Comment parvenez-vous à parler à la fois aux adultes et aux enfants, sans tomber dans « l’enfantin »?

Naturellement, je me pose des limites, quand je sens que ça devient trop gnangnan ou trop compliqué. C’est difficile à expliquer, à force de travailler sur des proportions, l’oeil finit par savoir si ça fonctionne. Après, c’est quelque chose de personnel, on le ressent sans pouvoir toujours l’exprimer. Et quand les prototypes arrivent, c’est tout de suite plus facile de dire « ça passe » ou pas.

Collection Nest pour Monoprix.
Collection Nest pour Monoprix.© Michel Giesbrecht

On en vient à votre actu, la collection Nest pour Monoprix…

Ça a été un gros, gros boulot, il y a une cinquantaine d’articles. Mobilier, accessoires, arts de la table, textile, et même du vêtement pour enfants, une première pour moi. Je savais que la collection sortirait en septembre, un mois un peu bizarre. C’est la rentrée des classes, parfois l’entrée dans l’hiver… Alors j’ai travaillé sur ce motif qui rappelle un peu les plumes ou les poils, l’hibernation, avec l’idée de créer une sorte de nid. Ça évoque aussi les pétales, les anémones de mer, je voulais quelque chose qui puisse éveiller l’imagination. Ce qui est chouette avec Monoprix, c’est que ce soit une marque très populaire, qui pourrait être tentée de tout lisser pour plaire au plus grand nombre, mais au travers de ses collaborations, l’enseigne fait des choses atypiques, que certains ne se permettraient pas.

Vous sentez-vous ambassadrice de la création française, en étant choisie par la SNCF ou Monop’, ou par des marques comme Lexon ou Moustache?

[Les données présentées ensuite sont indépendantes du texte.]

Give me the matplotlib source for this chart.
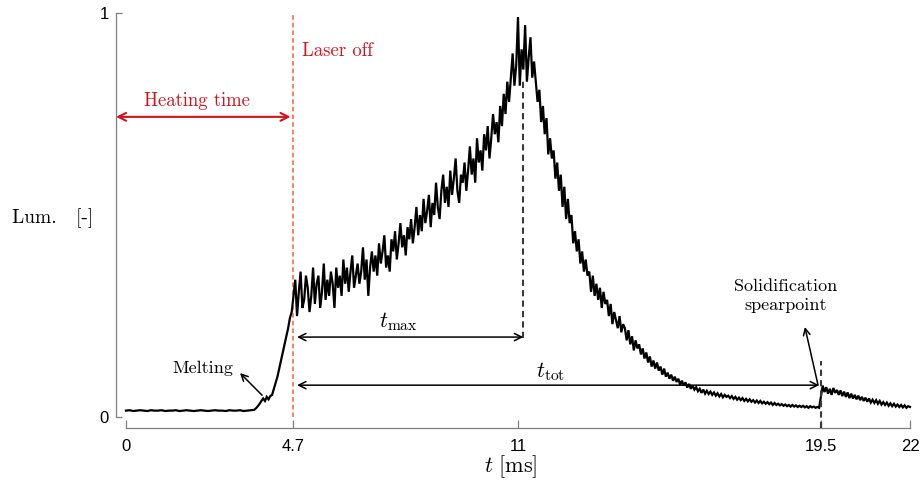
import numpy as np
import matplotlib
matplotlib.use("Agg")
import matplotlib.pyplot as plt

plt.rcParams['mathtext.fontset'] = 'cm'

# ---------------- data ----------------
# baseline before heating, every 0.1 ms from 0 to 3.5 ms
lum_base = [0.016, 0.017, 0.015, 0.016, 0.017, 0.016, 0.015, 0.017, 0.016, 0.016,
            0.017, 0.015, 0.016, 0.016, 0.017, 0.015, 0.016, 0.017, 0.016, 0.015,
            0.016, 0.017, 0.016, 0.015, 0.016, 0.017, 0.016, 0.016, 0.015, 0.017,
            0.016, 0.016, 0.017, 0.015, 0.016, 0.017]
# melting / steep rise, every 0.05 ms from 3.60 to 4.70 ms
lum_rise = [0.018, 0.022, 0.027, 0.033, 0.040, 0.046, 0.040, 0.050, 0.044, 0.052,
            0.055, 0.070, 0.085, 0.100, 0.120, 0.140, 0.160, 0.180, 0.200, 0.220,
            0.245, 0.260, 0.300]
# noisy main signal, every 0.05 ms from 4.75 to 19.45 ms
lum_main = [0.34, 0.25, 0.31, 0.36, 0.27,
            0.29, 0.35, 0.32, 0.26, 0.30, 0.37, 0.28, 0.33, 0.35, 0.27,
            0.31, 0.38, 0.29, 0.34, 0.30, 0.36, 0.33, 0.27, 0.37, 0.32,
            0.35, 0.30, 0.39, 0.33, 0.37, 0.31, 0.36, 0.40, 0.32, 0.35,
            0.38, 0.33, 0.36, 0.42, 0.34, 0.39, 0.30, 0.37, 0.41, 0.36,
            0.40, 0.35, 0.43, 0.38, 0.41, 0.45, 0.37, 0.40, 0.36, 0.44,
            0.41, 0.46, 0.39, 0.43, 0.48, 0.42, 0.45, 0.40, 0.47, 0.44,
            0.49, 0.43, 0.47, 0.52, 0.45, 0.50, 0.46, 0.54, 0.48, 0.51,
            0.55, 0.47, 0.53, 0.50, 0.58, 0.52, 0.49, 0.56, 0.60, 0.53,
            0.57, 0.52, 0.61, 0.55, 0.59, 0.64, 0.56, 0.53, 0.60, 0.58,
            0.63, 0.56, 0.61, 0.67, 0.60, 0.64, 0.58, 0.69, 0.63, 0.66,
            0.61, 0.70, 0.66, 0.72, 0.64, 0.69, 0.75, 0.70, 0.73, 0.68,
            0.77, 0.72, 0.80, 0.75, 0.83, 0.78, 0.84, 0.90, 0.82, 0.87,
            0.99, 0.82, 0.91, 0.86, 0.97, 0.83, 0.89, 0.94, 0.84, 0.88,
            0.83, 0.78, 0.81, 0.73, 0.77, 0.70, 0.74, 0.65, 0.69, 0.64,
            0.66, 0.59, 0.63, 0.56, 0.60, 0.52, 0.57, 0.49, 0.54, 0.48,
            0.50, 0.43, 0.46, 0.41, 0.44, 0.38, 0.41, 0.36, 0.39, 0.35,
            0.36, 0.31, 0.35, 0.30, 0.33, 0.29, 0.32, 0.27, 0.31, 0.28,
            0.29, 0.25, 0.28, 0.23, 0.26, 0.24, 0.22, 0.25, 0.21, 0.23,
            0.22, 0.19, 0.215, 0.18, 0.20, 0.165, 0.19, 0.17, 0.18, 0.155,
            0.17, 0.145, 0.16, 0.135, 0.15, 0.125, 0.14, 0.12, 0.135, 0.115,
            0.125, 0.105, 0.12, 0.10, 0.11, 0.095, 0.105, 0.09, 0.10, 0.087,
            0.095, 0.08, 0.09, 0.078, 0.086, 0.073, 0.082, 0.07, 0.078, 0.068,
            0.074, 0.064, 0.07, 0.06, 0.068, 0.058, 0.065, 0.057, 0.063, 0.055,
            0.061, 0.053, 0.059, 0.051, 0.057, 0.049, 0.055, 0.05, 0.053, 0.047,
            0.052, 0.045, 0.05, 0.043, 0.048, 0.042, 0.047, 0.04, 0.045, 0.039,
            0.044, 0.038, 0.042, 0.036, 0.041, 0.035, 0.04, 0.034, 0.038, 0.033,
            0.037, 0.032, 0.036, 0.03, 0.035, 0.03, 0.033, 0.029, 0.032, 0.028,
            0.031, 0.027, 0.03, 0.026, 0.03, 0.026, 0.029, 0.025, 0.028, 0.025,
            0.028, 0.024, 0.027, 0.023, 0.027, 0.024, 0.026, 0.023, 0.025, 0.023]
# after solidification spearpoint, every 0.05 ms from 19.50 to 22.00 ms
lum_tail = [0.05, 0.078, 0.062, 0.074, 0.058, 0.07, 0.055, 0.072, 0.06, 0.067,
            0.055, 0.066, 0.052, 0.063, 0.05, 0.061, 0.047, 0.058, 0.046, 0.055,
            0.044, 0.053, 0.042, 0.05, 0.04, 0.048, 0.038, 0.046, 0.036, 0.043,
            0.035, 0.042, 0.033, 0.04, 0.031, 0.037, 0.03, 0.036, 0.028, 0.034,
            0.027, 0.033, 0.026, 0.031, 0.025, 0.03, 0.024, 0.029, 0.023, 0.027,
            0.025]

x_ticks = [0, 4.7, 11, 19.5, 22]
x_tick_labels = ['0', '4.7', '11', '19.5', '22']
y_ticks = [0, 1]
y_tick_labels = ['0', '1']

t_laser_off = 4.7
t_max = 11.15
t_tot_end = 19.45
t_solid = 19.5

# time grids
t_base = 0.0 + 0.1 * np.arange(len(lum_base))
t_rise = 3.6 + 0.05 * np.arange(len(lum_rise))
t_main = 4.75 + 0.05 * np.arange(len(lum_main))
t_tail = 19.5 + 0.05 * np.arange(len(lum_tail))
t_all = np.concatenate([t_base, t_rise, t_main, t_tail])
lum_all = np.concatenate([lum_base, lum_rise, lum_main, lum_tail])

# ---------------- figure ----------------
W, H = 921, 486
fig = plt.figure(figsize=(W / 100, H / 100), dpi=100)
ax = fig.add_axes([116 / W, (H - 428) / H, (910 - 116) / W, (428 - 13) / H])
ax.set_xlim(-0.28, 22)
ax.set_ylim(-0.027, 1.0)

ax.plot(t_all, lum_all, color='black', lw=1.6, clip_on=False, zorder=3,
        solid_joinstyle='miter')

spine_col = '#7f7f7f'
for s in ['top', 'right']:
    ax.spines[s].set_visible(False)
ax.spines['left'].set_bounds(0, 1)
ax.spines['bottom'].set_bounds(0, 22)
for s in ['left', 'bottom']:
    ax.spines[s].set_color(spine_col)
    ax.spines[s].set_linewidth(0.9)

ax.set_xticks(x_ticks)
ax.set_xticklabels(x_tick_labels, fontfamily='Liberation Sans', fontsize=12)
ax.set_yticks(y_ticks)
ax.set_yticklabels(y_tick_labels, fontfamily='Liberation Sans', fontsize=12)
ax.tick_params(axis='x', direction='in', length=6, width=0.9, color=spine_col, pad=8)
ax.tick_params(axis='y', direction='in', length=4, width=0.9, color=spine_col, pad=5)

serif = 'cmr10'
red = '#d0141e'

# Laser off line
ax.plot([t_laser_off, t_laser_off], [0, 1.0], color='#f4603c', lw=1.1,
        dashes=(3, 2), zorder=2)
ax.text(4.94, 0.905, 'Laser off', color=red, fontfamily=serif, fontsize=13.5,
        ha='left', va='center')

# Heating time arrow
ax.annotate('', xy=(-0.28, 0.743), xytext=(4.62, 0.743),
            arrowprops=dict(arrowstyle='<->', color=red, lw=1.5,
                            shrinkA=0, shrinkB=0, mutation_scale=14),
            annotation_clip=False)
ax.text(2.0, 0.783, 'Heating time', color=red, fontfamily=serif, fontsize=13.5,
        ha='center', va='center')

# dashed markers
ax.plot([t_max, t_max], [0.195, 0.835], color='#3a3a3a', lw=1.5,
        dashes=(3, 2), zorder=4)
ax.plot([t_solid, t_solid], [-0.027, 0.14], color='#3a3a3a', lw=1.5,
        dashes=(3, 2), zorder=4, clip_on=False)

# t_max and t_tot arrows
ax.annotate('', xy=(4.8, 0.198), xytext=(t_max, 0.198),
            arrowprops=dict(arrowstyle='<->', color='black', lw=1.1,
                            shrinkA=0, shrinkB=0, mutation_scale=13))
ax.text(7.63, 0.237, r'$t_{\mathrm{max}}$', fontsize=16, ha='center', va='center')

ax.annotate('', xy=(4.8, 0.079), xytext=(t_tot_end, 0.079),
            arrowprops=dict(arrowstyle='<->', color='black', lw=1.1,
                            shrinkA=0, shrinkB=0, mutation_scale=13))
ax.text(11.9, 0.113, r'$t_{\mathrm{tot}}$', fontsize=16, ha='center', va='center')

# Melting
ax.annotate('', xy=(3.2, 0.109), xytext=(3.82, 0.054),
            arrowprops=dict(arrowstyle='->', color='black', lw=1.1,
                            shrinkA=0, shrinkB=0, mutation_scale=12))
ax.text(2.16, 0.121, 'Melting', fontfamily=serif, fontsize=13, ha='center', va='center')

# Solidification spearpoint
ax.annotate('', xy=(19.05, 0.223), xytext=(19.42, 0.079),
            arrowprops=dict(arrowstyle='->', color='black', lw=1.1,
                            shrinkA=0, shrinkB=0, mutation_scale=12))
ax.text(18.5, 0.30, 'Solidification\nspearpoint', fontfamily=serif, fontsize=13,
        ha='center', va='center', linespacing=1.25)

# axis labels
fig.text(12 / W, 1 - 218 / H, 'Lum.   [-]', fontfamily=serif, fontsize=14,
         ha='left', va='center')
fig.text(511 / W, 1 - 467 / H, r'$t\ [\mathrm{ms}]$', fontsize=16,
         ha='center', va='center')

fig.savefig('out.png', dpi=100)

Pas spécialement. Je pense que des femmes comme Inga Sempe, Pauline Deltour et bien d’autres pourraient autant porter cet étendard. Je suis néanmoins fière que ces entreprises m’aient fait confiance pour mener des projets ambitieux et très symboliques de leur engagement avec le design. Je note que les grandes institutions ou marques françaises s’intéressent toujours davantage au design, ce qui est positif pour la reconnaissance de la profession, souvent mal comprise dans ces milieux-là.